We are all a work in progress. As much as some might think they are, nobody is born perfect. This applies to all layers of life, especially parenting.
We’ve all been there, childless, watching parents with their kids and either saying it out loud or only thinking that we will never to this or that. We might even have been brave (or shall I say overconfident) enough to lend advise. Advised that was based on how we THOUGHT things should be rather than what we KNEW worked for us.
I’ve been there too. I’m no saint. I watched parents and shook my head, thinking how much better I would handle the situation. I judged parents for “parking” their kids, little kids, in front of a portable DVD player or some other device in order to have a conversation under adults. It made angry to see parents give in when the child was having a fit and buying that lollie at the cashier. It made me feel sick in the stomach watching parents feeding their child junk food because it was refusing to eat the healthy vegetables.

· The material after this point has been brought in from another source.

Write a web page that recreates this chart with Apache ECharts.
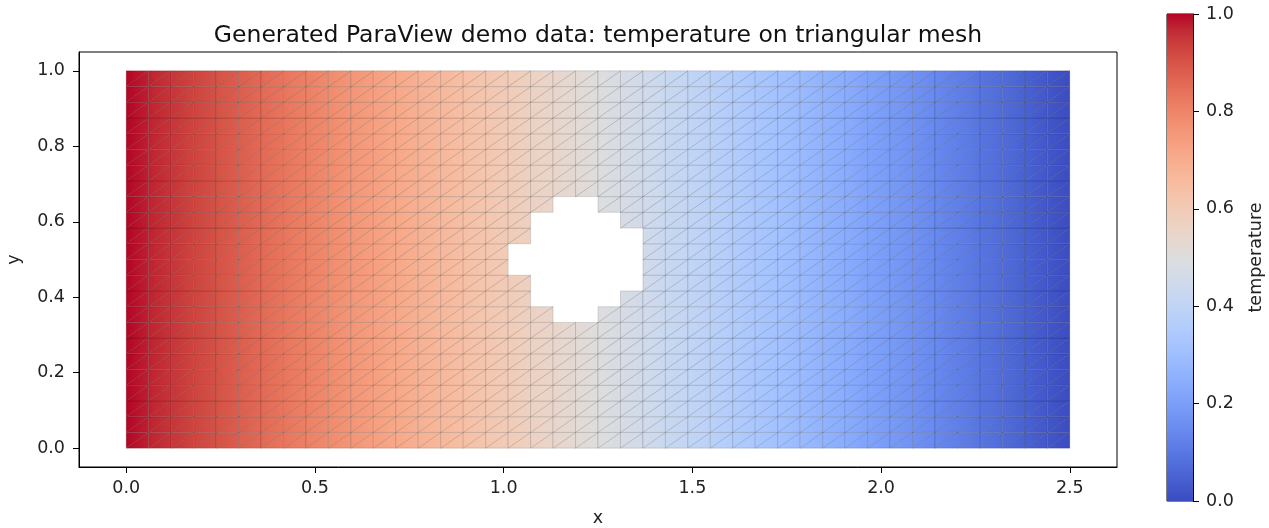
<!DOCTYPE html>
<html><head><meta charset="utf-8">
<script src="https://cdn.jsdelivr.net/npm/echarts@6/dist/echarts.min.js"></script>
<style>html,body{margin:0;padding:0;background:#fff;}#c{width:1269px;height:528px;}</style>
</head><body><div id="c"></div>
<script>
// ---- mesh node coordinates (42 x 24 cells) ----
const xNodes = [0, 0.0595, 0.119, 0.1786, 0.2381, 0.2976, 0.3571, 0.4167, 0.4762, 0.5357,
  0.5952, 0.6548, 0.7143, 0.7738, 0.8333, 0.8929, 0.9524, 1.0119, 1.0714, 1.131,
  1.1905, 1.25, 1.3095, 1.369, 1.4286, 1.4881, 1.5476, 1.6071, 1.6667, 1.7262,
  1.7857, 1.8452, 1.9048, 1.9643, 2.0238, 2.0833, 2.1429, 2.2024, 2.2619, 2.3214,
  2.381, 2.4405, 2.5];
const yNodes = [0, 0.0417, 0.0833, 0.125, 0.1667, 0.2083, 0.25, 0.2917, 0.3333, 0.375,
  0.4167, 0.4583, 0.5, 0.5417, 0.5833, 0.625, 0.6667, 0.7083, 0.75, 0.7917,
  0.8333, 0.875, 0.9167, 0.9583, 1.0];
// temperature of each node column (left -> right)
const nodeTemperature = [1.000, 0.976, 0.952, 0.929, 0.905, 0.881, 0.857, 0.833, 0.810, 0.786,
  0.762, 0.738, 0.714, 0.690, 0.667, 0.643, 0.619, 0.595, 0.571, 0.548,
  0.524, 0.500, 0.476, 0.452, 0.429, 0.405, 0.381, 0.357, 0.333, 0.310,
  0.286, 0.262, 0.238, 0.214, 0.190, 0.167, 0.143, 0.119, 0.095, 0.071,
  0.048, 0.024, 0.000];
// hole: removed cells per row j -> [row, first column, last column]
const holeRows = [[8, 19, 20], [9, 18, 21], [10, 18, 22], [11, 17, 22], [12, 17, 22], [13, 18, 22], [14, 18, 21], [15, 19, 20]];
// axis ticks
const xTicks = [0, 0.5, 1.0, 1.5, 2.0, 2.5];
const yTicks = [0, 0.2, 0.4, 0.6, 0.8, 1.0];
const cbTicks = [0, 0.2, 0.4, 0.6, 0.8, 1.0];

// coolwarm colormap (Moreland 33-point table)
const coolwarm = [[59,76,192],[68,90,204],[77,104,215],[87,117,225],[98,130,234],[108,142,241],[119,154,247],[130,165,251],[141,176,254],[152,185,255],[163,194,255],[174,201,253],[184,208,249],[194,213,244],[204,217,238],[213,219,230],[221,221,221],[229,216,209],[236,211,197],[241,204,184],[245,196,172],[247,187,159],[247,177,147],[247,166,134],[244,154,123],[241,141,111],[236,127,99],[229,112,89],[222,96,79],[213,80,69],[203,62,60],[192,40,51],[180,4,38]];
function cmap(t){
  t = Math.max(0, Math.min(1, t));
  const f = t * (coolwarm.length - 1);
  const i = Math.min(coolwarm.length - 2, Math.floor(f));
  const u = f - i;
  const a = coolwarm[i], b = coolwarm[i+1];
  return 'rgb(' + [0,1,2].map(k => Math.round(a[k] + (b[k]-a[k])*u)).join(',') + ')';
}

// build triangle list
const isHole = {};
holeRows.forEach(r => { for (let i = r[1]; i <= r[2]; i++) isHole[r[0] + '_' + i] = true; });
const triangles = [];
for (let j = 0; j < yNodes.length - 1; j++) {
  for (let i = 0; i < xNodes.length - 1; i++) {
    if (isHole[j + '_' + i]) continue;
    const x0 = xNodes[i], x1 = xNodes[i+1], y0 = yNodes[j], y1 = yNodes[j+1];
    const t0 = nodeTemperature[i], t1 = nodeTemperature[i+1];
    triangles.push([x0, y0, x1, y0, x1, y1, t0, t1]);
    triangles.push([x0, y0, x1, y1, x0, y1, t0, t1]);
  }
}

const chart = echarts.init(document.getElementById('c'), null, {renderer: 'canvas'});
const font = 'DejaVu Sans';
const FS = 17.5;
const axisCommon = {
  axisLine: {show: true, onZero: false, lineStyle: {color: '#000', width: 1}},
  axisTick: {show: true, length: 6, lineStyle: {color: '#000', width: 1}},
  splitLine: {show: false},
  axisLabel: {color: '#222', fontFamily: font, fontSize: FS, formatter: v => Number(v).toFixed(1)},
  nameTextStyle: {color: '#222', fontFamily: font, fontSize: FS}
};
function gradStops(ta, tb){
  const n = 4, stops = [];
  for (let k = 0; k <= n; k++) stops.push({offset: k/n, color: cmap(ta + (tb-ta)*k/n)});
  return stops;
}
const option = {
  animation: false,
  backgroundColor: '#fff',
  title: {text: 'Generated ParaView demo data: temperature on triangular mesh', left: 593, top: 19, textAlign: 'center',
    textStyle: {fontFamily: font, fontSize: 23.5, fontWeight: 'normal', color: '#111'}},
  grid: [
    {left: 79, top: 52, width: 1038, height: 415, show: true, borderColor: '#000', borderWidth: 1, backgroundColor: 'transparent', outerBoundsMode: 'none', containLabel: false},
    {left: 1167, top: 14, width: 26, height: 487, show: true, borderColor: '#000', borderWidth: 1, backgroundColor: 'transparent', outerBoundsMode: 'none', containLabel: false}
  ],
  xAxis: [
    Object.assign({}, axisCommon, {type: 'value', gridIndex: 0, min: -0.125, max: 2.625, name: 'x', nameLocation: 'middle', nameGap: 42,
      axisTick: Object.assign({}, axisCommon.axisTick, {customValues: xTicks}),
      axisLabel: Object.assign({}, axisCommon.axisLabel, {customValues: xTicks, margin: 12})}),
    {type: 'value', gridIndex: 1, min: 0, max: 1, show: false}
  ],
  yAxis: [
    Object.assign({}, axisCommon, {type: 'value', gridIndex: 0, min: -0.05, max: 1.05, name: 'y', nameLocation: 'middle', nameGap: 56, nameRotate: 90,
      axisTick: Object.assign({}, axisCommon.axisTick, {customValues: yTicks}),
      axisLabel: Object.assign({}, axisCommon.axisLabel, {customValues: yTicks, margin: 14})}),
    Object.assign({}, axisCommon, {type: 'value', gridIndex: 1, position: 'right', min: 0, max: 1, name: 'temperature', nameLocation: 'middle', nameGap: 54, nameRotate: 90,
      axisTick: Object.assign({}, axisCommon.axisTick, {customValues: cbTicks}),
      axisLabel: Object.assign({}, axisCommon.axisLabel, {customValues: cbTicks, margin: 13})})
  ],
  series: [
    {
      type: 'custom', xAxisIndex: 0, yAxisIndex: 0, progressive: 0, silent: true, clip: true,
      data: triangles,
      renderItem: function(params, api){
        const pts = [api.coord([api.value(0), api.value(1)]), api.coord([api.value(2), api.value(3)]), api.coord([api.value(4), api.value(5)])];
        const ta = api.value(6), tb = api.value(7);
        return {type: 'polygon', shape: {points: pts},
          style: {fill: new echarts.graphic.LinearGradient(0, 0, 1, 0, gradStops(ta, tb)), stroke: 'rgba(0,0,0,0.22)', lineWidth: 0.6}};
      }
    },
    {
      type: 'custom', xAxisIndex: 1, yAxisIndex: 1, silent: true,
      data: [[0, 0, 1, 1]],
      renderItem: function(params, api){
        const p0 = api.coord([api.value(0), api.value(1)]);
        const p1 = api.coord([api.value(2), api.value(3)]);
        const stops = [];
        for (let k = 0; k <= 32; k++) stops.push({offset: k/32, color: cmap(1 - k/32)});
        return {type: 'rect', shape: {x: p0[0], y: p1[1], width: p1[0]-p0[0], height: p0[1]-p1[1]},
          style: {fill: new echarts.graphic.LinearGradient(0, 0, 0, 1, stops)}};
      }
    }
  ]
};
chart.setOption(option);
</script></body></html>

I’m still no saint. But today I’m a wiser no-saint than I was back then. Parenting is actually so much more about learning than what I would have thought. It taught me. Life taught me. Parenting taught me. Trying hard to be a good parent taught me.
The lesson I learned as a parent is that sometimes all the good intentions you had, all the plans you made are faster out the window than lightning strikes.
My first born was an extremely picky eater and he did not eat much. It drove me crazy, especially being my first child. So more often than I’d like to admit I let him have the fries instead of standing my ground. I took him out of his bed and cuddled with him until he was asleep so many times instead of letting him cry (something I still don’t agree on). We let him watch his favorite TV shows on whatever device in order for us both to sit down and enjoy a meal together. A meal that was still hot when eating it. We let him watch his TV show so we could end our conversation. A conversation we had started so many times but never managed to get to the point.
Both of my kids brought me to the point I gave in more than once. And sometimes I still cave in from time to time.
I bought them their lollies at the cashier. Not because they were throwing a tantrum for not getting it but because they kept asking. And asking. And asking. And asking why not. And asking again. And at one point, on a day you don’t feel up for telling no over and over again, you give in. It might be the only day you ever give in.
Then, in that very moment, the only moment you give in, the one day you can’t keep saying no, the day you are just too tired of arguing, you get judged. Judged by the woman behind you in the queue. That woman who is yet to become a mother but thinks she knows everything. The woman who thinks it’s all a walk in the park. The woman who thinks she will walk out the hospital ready to exercise again, fitting in her pre-pregnancy cloths right after giving birth. The woman who thinks she will never be exhausted, never not manage to shower, never cry, never have vomit all over her or will never have to deal with a tantrum. The woman who thinks she will never “let herself down” to the level she looks like she just escaped a train wreck…
On a good day, you just look at that woman and smile at her with that knowing smile. Maybe even with a feel sorry smile. Knowing that you once were that woman too.
But, wow, life taught you differently!
There is no manual for parenting. Just like education there is no right or wrong. No one way fits all. Every child is different. Every adult is different. Every combination of parent and child is different. So it needs a different approach. And believe me: Sometimes you just don’t want to argue anymore. Not over lollies, not over broccoli, not over fries, chocolate or ice cream. Not over fruit, not over cloths or shoes or socks. Sometimes the time is right to just give in. Sometimes the time is right for that device, to “park” the children in front of a TV. Just for keeping you marbles in line. Just to finish a conversation for once. Just to know they ate something.
Will it do any harm? I doubt it.
My children know their limits. They know that a “no” is a “no” even if I gave in at times. They love eating vegetables and fruits, they enjoy a balanced diet. They play, they are outside, they read, they have good teeth and they are healthy. So far, so good.
What they also learned over the years is, that parents are no super humans. They learned that we have our flaws too, that we reach limits as well and that sometimes we crash land. I believe it’s not a bad lesson for them to learn.
So to all you wonderful people out there who have not had the pleasure yet to become a parent, to be a mother or a father: Consider that the situation will feel completely different once you are actually in it. Things look so much easier from the outside. If you actually manage one day to raise your children without giving in on occasions and without once admit to yourself that you would have never thought parenting will push you over that point, then let me know…
For all you moms out there that have caved in, made mistakes, felt bad about it on occasions but learned your lesson and all your kids and yourself survived anyway: High five, sister!